I have worked with repeat TWOCers (Taking Without Concent) who have a history of stealing cars for fun. I set up a music/film making workshop. I took a load of lads to scrapyards and made a film smashing up cars in a musical fashion! It was called Junkyard Jam! It was a great success for the time it ran. Offending was cut by around 95% for the guys involved for the time the project ran.
I learned alot from the lads and from the police while doing this job. I was taught how to hotwire a car & how to disable stearing locks etc by the police. I was told that cars can take along time to burn. The lads prefered the wick method as it was the quickest way they had worked out to get the whole car engulfed in flames as quickly as possible. This was to destroy any evidence before the fire service turned up.


----------



## Winston

Pipe bombs and dynamite both are relatively slow burning explosives (although the boom looks fast).  Hand grenades do not flame like shown on TV, but rather are designed to scatter metal fragments.  These items can ignite a gas tank, but not likely.

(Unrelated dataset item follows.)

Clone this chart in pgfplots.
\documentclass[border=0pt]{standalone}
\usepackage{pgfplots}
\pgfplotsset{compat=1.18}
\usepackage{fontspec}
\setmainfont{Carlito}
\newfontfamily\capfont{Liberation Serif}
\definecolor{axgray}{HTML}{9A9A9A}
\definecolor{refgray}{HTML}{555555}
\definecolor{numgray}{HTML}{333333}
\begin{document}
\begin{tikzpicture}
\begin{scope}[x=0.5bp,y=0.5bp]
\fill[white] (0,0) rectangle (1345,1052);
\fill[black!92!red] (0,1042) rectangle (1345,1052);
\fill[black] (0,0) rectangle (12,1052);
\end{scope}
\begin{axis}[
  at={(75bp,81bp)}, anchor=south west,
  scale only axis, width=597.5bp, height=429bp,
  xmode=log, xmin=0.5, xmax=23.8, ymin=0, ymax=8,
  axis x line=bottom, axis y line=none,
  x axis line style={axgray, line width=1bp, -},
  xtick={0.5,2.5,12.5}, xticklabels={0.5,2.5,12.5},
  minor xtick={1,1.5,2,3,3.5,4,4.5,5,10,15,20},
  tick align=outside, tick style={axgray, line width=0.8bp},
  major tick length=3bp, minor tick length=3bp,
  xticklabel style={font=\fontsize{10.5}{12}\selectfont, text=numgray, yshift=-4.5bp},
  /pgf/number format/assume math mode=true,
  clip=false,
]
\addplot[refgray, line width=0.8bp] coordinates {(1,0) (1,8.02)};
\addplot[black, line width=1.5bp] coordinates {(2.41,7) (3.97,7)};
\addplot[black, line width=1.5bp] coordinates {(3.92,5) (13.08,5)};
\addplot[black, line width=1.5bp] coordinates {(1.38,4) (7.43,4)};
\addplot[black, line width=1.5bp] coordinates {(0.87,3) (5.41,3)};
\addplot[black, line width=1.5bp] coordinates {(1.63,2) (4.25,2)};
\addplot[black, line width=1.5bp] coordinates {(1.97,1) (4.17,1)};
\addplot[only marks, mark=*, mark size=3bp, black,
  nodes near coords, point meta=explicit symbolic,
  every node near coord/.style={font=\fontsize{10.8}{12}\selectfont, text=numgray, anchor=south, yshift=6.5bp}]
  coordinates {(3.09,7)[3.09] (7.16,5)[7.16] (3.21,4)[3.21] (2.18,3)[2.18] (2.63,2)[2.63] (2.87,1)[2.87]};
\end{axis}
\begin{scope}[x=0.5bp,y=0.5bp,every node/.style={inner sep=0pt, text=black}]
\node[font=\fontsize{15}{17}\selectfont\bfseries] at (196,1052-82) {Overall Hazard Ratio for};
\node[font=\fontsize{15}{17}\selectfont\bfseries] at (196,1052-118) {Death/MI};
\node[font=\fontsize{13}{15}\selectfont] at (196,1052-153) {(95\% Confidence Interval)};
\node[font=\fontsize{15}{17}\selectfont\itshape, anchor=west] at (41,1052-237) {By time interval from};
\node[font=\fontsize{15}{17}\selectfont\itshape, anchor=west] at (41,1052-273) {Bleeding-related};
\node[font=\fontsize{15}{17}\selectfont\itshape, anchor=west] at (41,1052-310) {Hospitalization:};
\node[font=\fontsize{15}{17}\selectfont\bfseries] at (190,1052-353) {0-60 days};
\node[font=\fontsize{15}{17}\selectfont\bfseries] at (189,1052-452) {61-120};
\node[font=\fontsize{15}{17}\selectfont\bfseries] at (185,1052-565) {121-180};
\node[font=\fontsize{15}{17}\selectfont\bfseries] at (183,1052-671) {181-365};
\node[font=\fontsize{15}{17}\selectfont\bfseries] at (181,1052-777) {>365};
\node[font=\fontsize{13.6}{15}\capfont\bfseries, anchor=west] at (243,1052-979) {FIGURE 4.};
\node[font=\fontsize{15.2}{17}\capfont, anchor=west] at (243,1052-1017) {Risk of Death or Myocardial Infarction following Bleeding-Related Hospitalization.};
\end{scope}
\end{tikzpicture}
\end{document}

No.  It's a half-full gas tank with a military grade explosive on the tank (C4, Petin or Semtex).  If you want to go low-tech, wrap the explosives with det-cord and use a cigarette as a delay timer.  All other explosives are a crap shoot.   
Oh, there's always Bangalore torpedoes and cratering charges, but they're hard to hide under a car.


----------



## BoredMormon

Get a flammable substance between its LEL and UEL. (ie mix in some air or oxygen). Provide the minimum ignition energy, or heat it up higher then its autoignition temperature. And boom. Simple. Good picks are gases and dusts. Methane explosions have killed dozens of people over the last year in my country alone.

The numbers can be found on google for most common substances.

Explosives also work, but thats what they are supposed to do.


----------



## theorphan

I would personally go with a tactical nuke but if you don't want to have to worry about a crater THAT BIG C4 is a good choice.


----------



## Olly Buckle

If you are not worried about a big bang and igniting the petrol tank is sufficient a firelighter under each wheel and ignite the tyres is a good way to do this.


----------



## WolfieReveles

So here's the thing: Most explosives don't cause much of a blaze and most flammables don't cause much of a bang. A molotov cocktail will leave only the skeleton of a car, but there isn't much of a BOOM. High grade explosives will tear it apart, but they won't give much of a FWOOSH. 

You could toss in an average pipebomb with 8 coke-bottles strapped around it. Fill them with flammables, sticky is good but the important part is that it ignites easily. The bomb ignites the flammable liquid and spreads it through out the car, giving off the initial blast from the bomb, the pressure that builds up from all the accelerant igniting at the same time thanks to the spread. Together these would punch out the windows and give you a big theatrical FWOOSH as the flames blast out in all directions. After that you'd mostly see billowing black smoke from the burning synthetic materials in the car.

This is of course in theory. I can't guarantee it's gonna go down this way every time in case someone wants to go Mythbysters with the old car wreck in the back yard. ;P

Also, if you don't want to complicate your life with chemistry, you don't have to specify the ingredients or explosives. Give a rough idea of the theory behind the bomb, say he got it off some shady website and picked up the ingredients at home depot. That place should be classified as an armory for anyone with a browser anyway.


----------